Vue sur les toits de Marseille. Image : RB.
Vue sur les toits de Marseille. Image : RB.

Vue sur les toits de Marseille. Image : RB.

Des prix au plus haut, une offre locative qui se raréfie, des taux d’emprunt en flambée constante… “Tous les voyants sont au rouge”, s’alarme Danielle Dubrac, la présidente de l’Union des syndicats immobiliers (Unis) lors du congrès des professionnels du secteur à Marseille, mi-septembre. Depuis plusieurs mois maintenant, la crise du logement et de l’immobilier fait parler d’elle.

Un constat unanimement partagé par tous les acteurs dans ce domaine, du ministre aux  associations en passant par les élus et syndicats. Une crispation nationale, à laquelle Marseille n’échappe pas, bien au contraire. Marsactu s’est penché sur le sujet. Décryptage en six questions.

C’est quoi une crise du logement ?

Crise ou bulle qui éclate, qu’importe le terme choisi, le secteur du logement va mal. “Il y a en réalité de multiples crises, celles structurelles comme le mal-logement ou le ralentissement de la mobilité résidentielle, et celles plus récentes avec la hausse des taux d’intérêt et la chute de la construction neuve“, explique Pierre Madec, économiste à l’observatoire français des conjonctures économiques (OFCE) et auteur du livre Les crises des logements.

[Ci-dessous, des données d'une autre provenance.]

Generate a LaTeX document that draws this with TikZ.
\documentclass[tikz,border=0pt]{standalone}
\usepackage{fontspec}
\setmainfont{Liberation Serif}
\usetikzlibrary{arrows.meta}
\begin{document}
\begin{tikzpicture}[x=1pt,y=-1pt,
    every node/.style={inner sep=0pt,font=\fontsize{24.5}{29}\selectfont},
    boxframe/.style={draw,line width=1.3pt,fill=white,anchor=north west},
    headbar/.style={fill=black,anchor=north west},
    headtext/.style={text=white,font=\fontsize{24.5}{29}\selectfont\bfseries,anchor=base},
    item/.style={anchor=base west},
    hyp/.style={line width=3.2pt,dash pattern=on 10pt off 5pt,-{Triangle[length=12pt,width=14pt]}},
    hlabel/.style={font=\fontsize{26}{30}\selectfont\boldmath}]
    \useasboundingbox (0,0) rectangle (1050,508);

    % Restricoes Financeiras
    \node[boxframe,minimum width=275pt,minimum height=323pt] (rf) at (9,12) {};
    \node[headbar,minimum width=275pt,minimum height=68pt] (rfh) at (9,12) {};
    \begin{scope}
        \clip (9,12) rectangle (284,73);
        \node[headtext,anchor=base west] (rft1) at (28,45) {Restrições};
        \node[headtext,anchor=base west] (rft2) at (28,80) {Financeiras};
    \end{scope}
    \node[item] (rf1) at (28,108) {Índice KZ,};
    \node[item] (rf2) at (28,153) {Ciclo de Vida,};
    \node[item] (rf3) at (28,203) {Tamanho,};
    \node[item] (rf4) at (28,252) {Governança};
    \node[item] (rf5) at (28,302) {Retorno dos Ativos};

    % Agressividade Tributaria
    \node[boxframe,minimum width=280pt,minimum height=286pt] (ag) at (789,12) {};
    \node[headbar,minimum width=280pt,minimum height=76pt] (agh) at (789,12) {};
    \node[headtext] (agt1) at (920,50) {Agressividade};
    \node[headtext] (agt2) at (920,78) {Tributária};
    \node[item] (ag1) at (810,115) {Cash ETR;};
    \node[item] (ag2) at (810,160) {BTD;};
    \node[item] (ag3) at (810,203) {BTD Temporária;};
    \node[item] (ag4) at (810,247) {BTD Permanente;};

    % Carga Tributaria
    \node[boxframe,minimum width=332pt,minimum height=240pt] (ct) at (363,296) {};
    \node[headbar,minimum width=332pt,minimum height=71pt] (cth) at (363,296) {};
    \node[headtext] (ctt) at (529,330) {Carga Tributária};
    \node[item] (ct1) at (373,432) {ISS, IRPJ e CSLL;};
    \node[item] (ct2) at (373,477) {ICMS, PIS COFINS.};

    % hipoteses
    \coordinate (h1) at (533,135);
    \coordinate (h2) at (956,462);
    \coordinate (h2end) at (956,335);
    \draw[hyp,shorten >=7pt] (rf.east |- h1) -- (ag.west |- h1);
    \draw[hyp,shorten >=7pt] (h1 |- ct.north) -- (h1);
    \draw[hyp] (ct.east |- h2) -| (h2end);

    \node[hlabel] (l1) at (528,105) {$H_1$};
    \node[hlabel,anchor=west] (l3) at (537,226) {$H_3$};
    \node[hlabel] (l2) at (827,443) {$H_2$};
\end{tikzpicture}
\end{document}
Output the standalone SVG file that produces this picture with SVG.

Un effet cocktail qui bloque le “parcours résidentiel” entre différents types de logements. “Le principe est un peu celui d’un escalier ou en allant sur une marche on libère la sienne”, illustre Pierre Madec. Sur le papier donc, un locataire du parc social ou privé, accède à la propriété et libère sa place, puis opte pour un logement plus grand laissant ainsi le sien, etc. Une mécanique bien huilée en théorie qui se grippe aujourd’hui.

Est-ce pire à Marseille ?

La crise est peut-être encore plus forte ici qu’ailleurs“, jugeait Patrick Amico, l’adjoint en charge du logement de la Ville, lors du congrès de l’Unis. Pourquoi ? “Parce que le taux de pauvreté atteint 26 %, c’est deux fois plus que la moyenne nationale et ces personnes sont en difficulté car elles ne trouvent rien“, détaille-t-il auprès de Marsactu. Résultat, “il y a plus de 50 000 demandes de logements sociaux contre 30 900 mi-2020“. Avant l’été, la Ville s’est fait épingler par le préfet pour sa carence de construction, un sujet sur lequel elle pointe la responsabilité de la métropole. Une escarmouche politique sur des compétences territoriales qui ne répond pas à la situation à l’instant T compte tenu des délais de construction.

Le blocage de la “mobilité résidentielle” décrite plus haut des locataires commence dans le parc social. Et déborde inexorablement dans le privé. À Marseille, cette mobilité est très faible. Elle est symbolisée par le taux de rotation – le changement d’occupant d’un logement – qui se situe à 17 % dans le parc privé.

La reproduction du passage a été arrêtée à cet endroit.